Le point de vue du ministère des Finances au sujet de la conversion de dividendes en gains en capital est bien connu. Le 18 juillet 2017, le ministère a notamment publié un document intitulé Planification fiscale au moyen de sociétés privées, qui déclare que :
« Les particuliers à revenu plus élevé qui sont des actionnaires peuvent obtenir un important avantage fiscal s’ils réussissent à convertir le surplus de la société qui devrait être imposable au titre de dividendes, ou de salaires, en gains en capital qui sont imposés à un taux inférieur » (une telle conversion étant appelée communément « dépouillement de surplus). »
L’article 84,1 est une règle anti-évitement importante dans le contexte des sociétés fermées et a pour but d’empêcher la conversion de surplus de société détenus sous la forme de dividendes en gains en capital exonérés d’impôt. Cette règle s’avère cependant moins efficace lorsqu’il s’agit d’empêcher la conversion de dividendes en gains en capital imposables. Compte tenu de la disparité croissante entre les taux d’imposition appliqués aux dividendes et ceux appliqués aux gains en capital, l’emploi de stratégies de planification fiscale visant à contourner l’article 84.1 — par la conversion de dividendes en gains en capital imposables — est devenu beaucoup plus courant. Le ministère des Finances a en conséquence apporté des changements à l’article 84,1 et à l’article 246,1 (nouvellement introduit) le 18 juillet 2017 afin d’empêcher l’emploi de ce genre stratégie de planification.
Le ministère n’avait cependant pas prévu le tollé suscité par ces nouvelles mesures dans le monde des affaires et parmi les professionnels. À la suite de ce « soulèvement », la ministre Morneau a annoncé le 19 octobre 2017que le gouvernement ne donnerait plus suite aux mesures projetées. Le ministre a toutefois laissé la porte ouverte à de nouvelles discussions sur les transferts d’entreprise entre générations, qui constituent une forme de dépouillement de surplus de société. Le problème de l’article 84,1 est que ses règles ne font pas la distinction entre les transferts intergénérationnels légitimes et les dépouillements de surplus abusifs. Vendre son entreprise à un étranger plutôt qu’à sa propre progéniture peut donc s’avérer plus profitable sur le plan fiscal dans certaines situations.

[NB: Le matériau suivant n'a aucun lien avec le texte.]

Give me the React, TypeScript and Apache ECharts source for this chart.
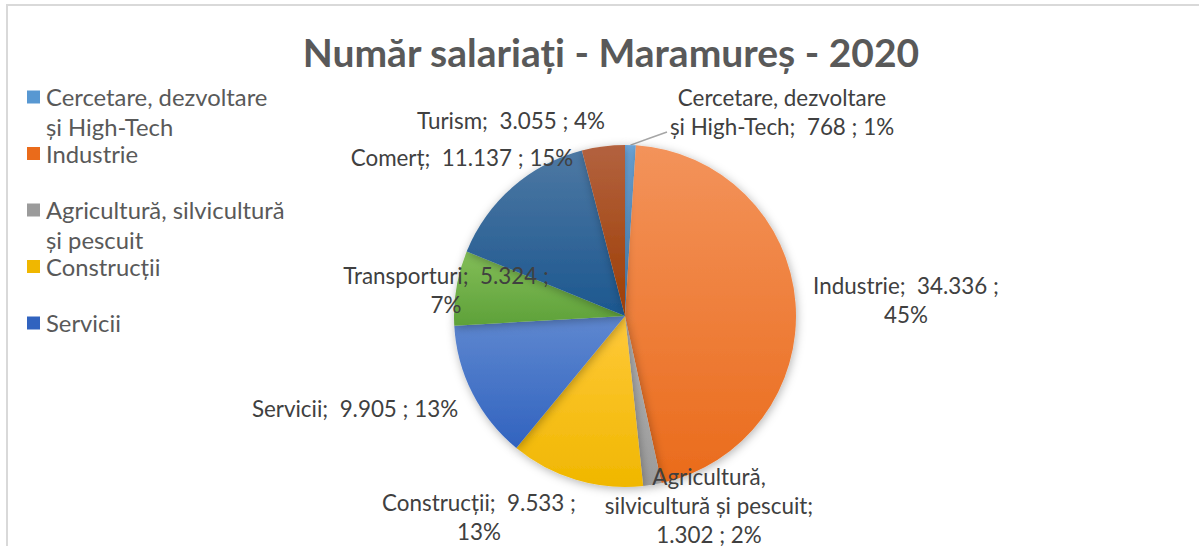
import React, { useEffect, useRef } from "react";
import * as echarts from "echarts";

// ---- data ----
const categories = [
  "Cercetare, dezvoltare și High-Tech",
  "Industrie",
  "Agricultură, silvicultură și pescuit",
  "Construcții",
  "Servicii",
  "Transporturi",
  "Comerț",
  "Turism",
];
const values = [768, 34336, 1302, 9533, 9905, 5324, 11137, 3055];
const percents = [1, 45, 2, 13, 13, 7, 15, 4];
const legendShown = 5;
const titleText = "Număr salariați - Maramureș - 2020";

// ---- text layout (line breaks as in the reference) ----
const legendLines = [
  "Cercetare, dezvoltare\nși High-Tech",
  "Industrie",
  "Agricultură, silvicultură\nși pescuit",
  "Construcții",
  "Servicii",
];
const labelNames = [
  "Cercetare, dezvoltare\nși High-Tech",
  "Industrie",
  "Agricultură,\nsilvicultură și pescuit",
  "Construcții",
  "Servicii",
  "Transporturi",
  "Comerț",
  "Turism",
];
// where the label breaks: "pct" = before percent, "value" = before value, "none"
const labelWrap = ["none", "pct", "value", "pct", "none", "pct", "none", "none"];
// label block centers
const labelPos: [number, number][] = [
  [782, 112],
  [906, 300],
  [709, 505],
  [479, 517],
  [355, 408],
  [446, 290],
  [462, 157],
  [511, 120],
];

// ---- styles ----
const lightColors = ["#6ea9de", "#f3935b", "#b3b3b3", "#ffc93a", "#5f88d0", "#83be58", "#4d78a3", "#b3623f"];
const darkColors = ["#5898d2", "#ea6b1b", "#9b9b9b", "#f0b700", "#3163bf", "#5ea139", "#1c578f", "#9d3e04"];

function fmt(v: number): string {
  return String(v).replace(/\B(?=(\d{3})+(?!\d))/g, ".");
}

function labelText(i: number): string {
  const n = labelNames[i];
  const v = fmt(values[i]);
  const p = percents[i] + "%";
  if (labelWrap[i] === "pct") return `${n};  ${v} ;\n${p}`;
  if (labelWrap[i] === "value") return `${n};\n${v} ; ${p}`;
  return `${n};  ${v} ; ${p}`;
}

const FONT = "Lato, 'Open Sans', sans-serif";

export default function App() {
  const ref = useRef<HTMLDivElement>(null);
  useEffect(() => {
    if (!ref.current) return;
    const chart = echarts.init(ref.current, undefined, { renderer: "svg" });

    const legendEls: any[] = [];
    for (let i = 0; i < legendShown; i++) {
      const cy = 97 + i * 56.5;
      legendEls.push({
        type: "rect",
        shape: { x: 27, y: cy - 6.5, width: 13, height: 13 },
        style: { fill: darkColors[i] },
      });
      legendEls.push({
        type: "text",
        x: 46,
        y: cy - 15,
        style: {
          text: legendLines[i],
          fill: "#595959",
          font: `23.8px ${FONT}`,
          lineHeight: 30,
          verticalAlign: "top",
          align: "left",
        },
      });
    }

    const option: any = {
      animation: false,
      backgroundColor: "#ffffff",
      title: {
        text: titleText,
        left: 606,
        top: 27,
        textAlign: "center",
        textStyle: {
          fontFamily: FONT,
          fontWeight: "bold",
          fontSize: 39,
          color: "#595959",
        },
      },
      graphic: {
        elements: [
          {
            type: "rect",
            z: -10,
            shape: { x: 7, y: 5, width: 1400, height: 1000 },
            style: { fill: "none", stroke: "#d9d9d9", lineWidth: 2 },
          },
          ...legendEls,
        ],
      },
      series: [
        {
          type: "pie",
          center: [625, 316],
          radius: 171,
          startAngle: 90,
          clockwise: true,
          data: categories.map((name, i) => ({
            name,
            value: values[i],
            itemStyle: {
              color: {
                type: "linear",
                x: 0,
                y: 0,
                x2: 0,
                y2: 1,
                colorStops: [
                  { offset: 0, color: lightColors[i] },
                  { offset: 1, color: darkColors[i] },
                ],
              },
            },
            labelLine: { show: i === 0 },
          })),
          itemStyle: {
            borderWidth: 0,
            shadowBlur: 10,
            shadowColor: "rgba(0,0,0,0.3)",
            shadowOffsetX: 1,
            shadowOffsetY: 2,
          },
          label: {
            show: true,
            position: "outside",
            formatter: (p: any) => labelText(p.dataIndex),
            fontFamily: FONT,
            fontSize: 22.4,
            lineHeight: 29,
            color: "#404040",
            align: "center",
          },
          labelLine: {
            show: false,
            length: 10,
            length2: 10,
            lineStyle: { color: "#a6a6a6", width: 1.5 },
          },
          labelLayout: (params: any) => {
            const i = params.dataIndex;
            const p = labelPos[i];
            const res: any = { x: p[0], y: p[1], align: "center", verticalAlign: "middle" };
            if (i === 0 && params.labelLinePoints && params.labelLinePoints[0]) {
              const s = params.labelLinePoints[0];
              const e = [p[0] - 115, p[1] + 20];
              res.labelLinePoints = [s, [(s[0] + e[0]) / 2, (s[1] + e[1]) / 2], e];
            }
            return res;
          },
          emphasis: { disabled: true },
        },
      ],
    };
    chart.setOption(option);
    return () => chart.dispose();
  }, []);

  return (
    <div
      ref={ref}
      style={{ position: "fixed", left: 0, top: 0, width: 1199, height: 546 }}
    />
  );
}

Dans le budget de 2017 et dans l’annonce faite le 19 octobre 2017, le ministère des Finances avait de plus exprimé son intention de continuer à tendre la main aux agriculteurs, aux pêcheurs et à d’autres propriétaires dans le but de formuler des propositions plus accueillantes envers les transferts intergénérationnels, tout en protégeant l’équité du système fiscal.
Nous savons que le ministère des Finances a tenu, à l’approche du budget fédéral de 2019, des discussions avec des membres et des intervenants de la Fédération canadienne de l’agriculture au sujet des transferts intergénérationnels et de l’article 84,1. Compte tenu de la popularité maintenant « explosive » de la stratégie de dépouillement de surplus (la conversion de dividendes en gains en capital imposables, qui a pour conséquence de rendre inefficace l’article 84,1), il y a de fortes chances que le ministère des Finances prépare actuellement une révision potentiellement satisfaisante de l’article 84,1 afin de régler le problème.
Pour le budget de 2019, je prédis une révision importante de 84,1 dans le but de mettre un terme à l’utilisation abusive de la stratégie de dépouillement de surplus. Nous espérons cependant que les nouvelles règles permettront l’emploi de transferts intergénérationnels légitimes, chose que nous attendons depuis fort longtemps.